Let $X$ be an integral proper normal curve over a (perfect) field $F$, of genus $\geq 2$. One variant of Grothendieck's "section conjecture" states that the sections $G_F \rightarrow \pi_1(X)$ of the exact sequence
\begin{equation}
1 \rightarrow \pi_1(X_{\bar{F}}) \rightarrow \pi_1(X) \rightarrow G_F \rightarrow 1
\end{equation}
are, up to conjugation, in bijection with the $F$-rational points of $X$, where $G_F$ is the absolute Galois group of $F$ and $\pi_1$ is the algebraic fundamental group.
Question: what is the reason for excluding genus 1 curves?
I understand why genus 0 curves must be excluded: if $F$ has characteristic zero, it is a general fact that the 'geometric' fundamental group $\pi_1(X_{\bar{F}})$ is just the profinite completion of the regular topological fundamental group of $X$, seen as a curve over $\mathbb{C}$. For genus 0, the topological fundamental group is trivial, and thus the above exact sequence induces an isomorphism $\pi_1(X) \rightarrow G_F$. Hence there is always at least one section even if $X$ has no rational points whatsoever.

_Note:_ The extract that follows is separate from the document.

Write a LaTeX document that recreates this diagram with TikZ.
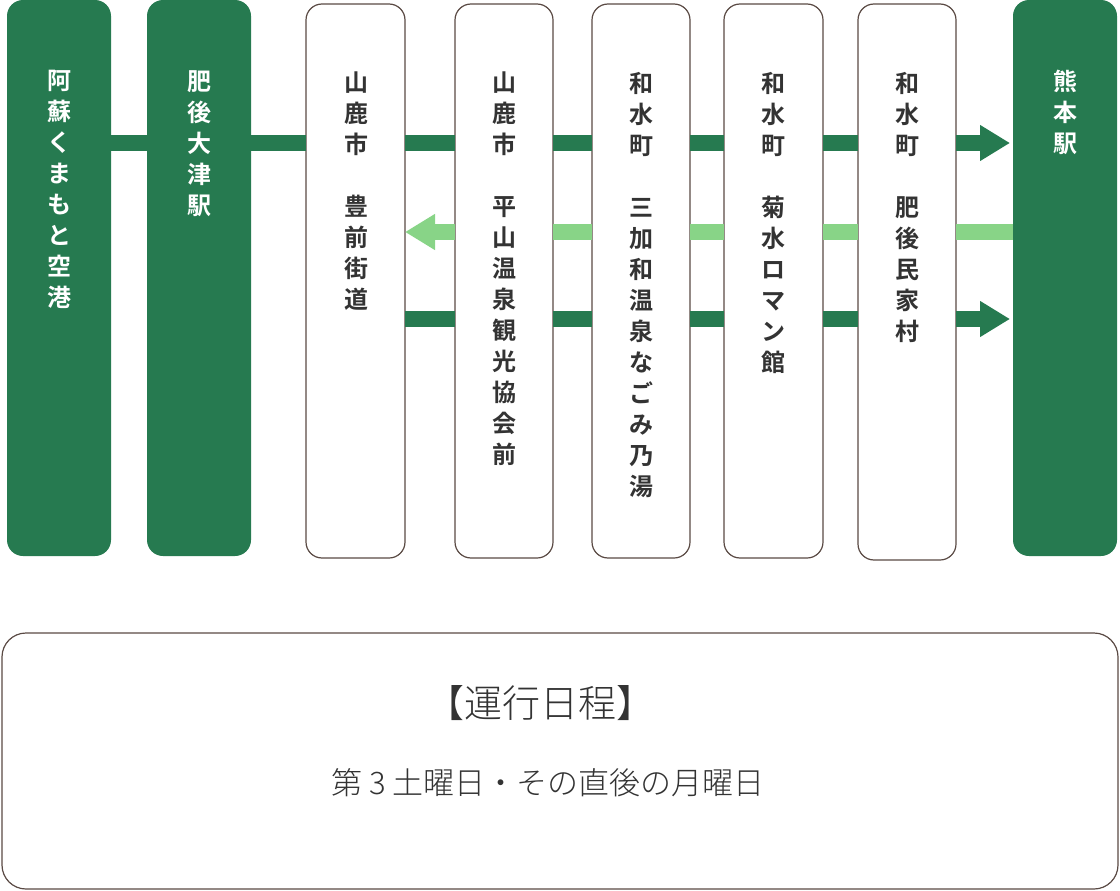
\documentclass[tikz,border=0pt]{standalone}
\usepackage{fontspec}
\newfontfamily\cjkb[BoldFont={Noto Sans CJK JP Bold}]{Noto Sans CJK JP}
\newfontfamily\cjkl{Noto Sans CJK JP Light}
\usetikzlibrary{arrows.meta}
\definecolor{dg}{HTML}{267A50}
\definecolor{lg}{HTML}{88D487}
\definecolor{bd}{HTML}{5A4A44}
\definecolor{tx}{HTML}{333333}
\begin{document}
\begin{tikzpicture}[x=1pt,y=-1pt,
 gbox/.style={fill=dg,rounded corners=16pt,draw=none},
 wbox/.style={fill=white,draw=bd,line width=1.2pt,rounded corners=16pt},
 lab/.style={anchor=north,align=center,font=\cjkb\bfseries\fontsize{24}{31}\selectfont,inner sep=0pt},
 bar/.style={line width=16pt,dg},
 lbar/.style={line width=16pt,lg}]
\useasboundingbox (0,0) rectangle (1120,891);
\newcommand\bx[6]{\path[#1] (#2,#3) rectangle (#4,#5); \coordinate (#6w) at (#2,0); \coordinate (#6e) at (#4,0);}
\bx{gbox}{7}{0}{111}{556}{g1}
\bx{gbox}{147}{0}{251}{556}{g2}
\bx{wbox}{306}{4}{405}{558}{w1}
\bx{wbox}{455}{4}{553}{558}{w2}
\bx{wbox}{592}{4}{690}{558}{w3}
\bx{wbox}{724}{4}{823}{558}{w4}
\bx{wbox}{858}{4}{956}{560}{w5}
\bx{gbox}{1013}{0}{1117}{556}{g3}
\node[lab,white] (t1) at (59,70) {阿\\蘇\\く\\ま\\も\\と\\空\\港};
\node[lab,white] (t2) at (199,70) {肥\\後\\大\\津\\駅};
\node[lab,tx] (t3) at (356,72) {山\\鹿\\市\\\\豊\\前\\街\\道};
\node[lab,tx] (t4) at (504,72) {山\\鹿\\市\\\\平\\山\\温\\泉\\観\\光\\協\\会\\前};
\node[lab,tx] (t5) at (641,72) {和\\水\\町\\\\三\\加\\和\\温\\泉\\な\\ご\\み\\乃\\湯};
\node[lab,tx] (t6) at (773,72) {和\\水\\町\\\\菊\\水\\ロ\\マ\\ン\\館};
\node[lab,tx] (t7) at (907,72) {和\\水\\町\\\\肥\\後\\民\\家\\村};
\node[lab,white] (t8) at (1065,70) {熊\\本\\駅};
% row 1
\foreach \a/\b in {g1e/g2w,g2e/w1w,w1e/w2w,w2e/w3w,w3e/w4w,w4e/w5w}
  \draw[bar] ([yshift=-143pt]\a) -- ([yshift=-143pt]\b);
\draw[bar,-{Triangle[length=30pt,width=34pt]}] ([yshift=-143pt]w5e) -- ([xshift=-3pt,yshift=-143pt]g3w);
% row 2
\foreach \a/\b in {g3w/w5e,w5w/w4e,w4w/w3e,w3w/w2e}
  \draw[lbar] ([yshift=-232pt]\a) -- ([yshift=-232pt]\b);
\draw[lbar,-{Triangle[length=30pt,width=34pt]}] ([yshift=-232pt]w2w) -- ([yshift=-232pt]w1e);
% row 3
\foreach \a/\b in {w1e/w2w,w2e/w3w,w3e/w4w,w4e/w5w}
  \draw[bar] ([yshift=-319pt]\a) -- ([yshift=-319pt]\b);
\draw[bar,-{Triangle[length=30pt,width=34pt]}] ([yshift=-319pt]w5e) -- ([xshift=-3pt,yshift=-319pt]g3w);
% schedule box
\draw[draw=bd,line width=1.2pt,rounded corners=24pt] (2,633) rectangle (1118,889);
\node[font=\cjkl\fontsize{38}{38}\selectfont,text=tx] (s1) at (540,703) {【運行日程】};
\node[font=\cjkl\fontsize{31}{31}\selectfont,text=tx] (s2) at (548,783) {第 3 土曜日・その直後の月曜日};
\end{tikzpicture}
\end{document}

However, I don't know of a good reason why genus 1 curves should be excluded here. The above argument obviously won't do since the topological fundamental group is no longer trivial for genus 1. Are there even so known counter-examples for genus 1 curves? What goes wrong?
I know the philosophy is that one should expect 'anabelian behaviour' only when the fundamental group is 'far from being abelian', which excludes the genus 1 case. But I would be more satisfied with a more concrete, less philosophical, reason!
Best Answer
I think that Grothendieck had already observed that the map from rational points to sections is injective (for curves of genus at least 2 over a number field) and I believe that his proof works even for curves of genus $1$, so the thing that fails for curves of genus $1$ is surjectivity.

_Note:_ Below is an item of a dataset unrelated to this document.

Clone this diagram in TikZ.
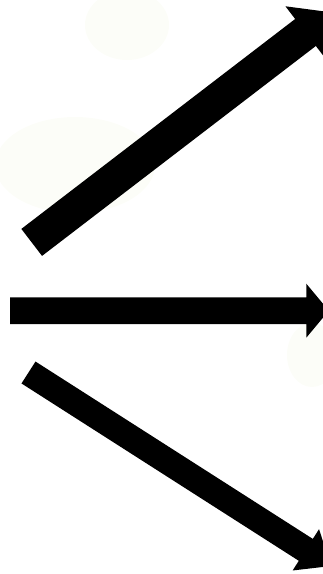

Consider any exact sequence of groups $1 \to A \to G \to H \to 1$ with $A$ abelian and assume that there is a section $\sigma:H \to G$. A simple calculation shows that if $\sigma$ is a section and $f: H \to A$ is any map, then the function $\tau: H \to G$ given by $\tau(h) = f(h)\sigma(h)$ is a section (i.e. also a homomorphism) iff $f$ is a $1$-cocycle. If the cocyle is not a coboundary then $\sigma$ and $\tau$ are not conjugate, so what we really care about is $H^1(H,A)$.
We now apply the foregoing in the situation of the question, so we are led to consider the group $C = H^1(Gal(\bar{F}/F), \pi_1(X_{\bar{F}}))$. Since $\pi_1(X_{\bar{F}})$ is a $\hat{\mathbb{Z}}$ module, so is $C$. Now suppose the curve $X$ has infinitely many rational points, so the group $C$ is also infinite (but finitely generated by the Mordell-Weil theorem). However, there are no fintely generated but infinite $\hat{\mathbb{Z}}$ modules. It follows that the map from rational points to sections modulo conjugacy cannot be surjective.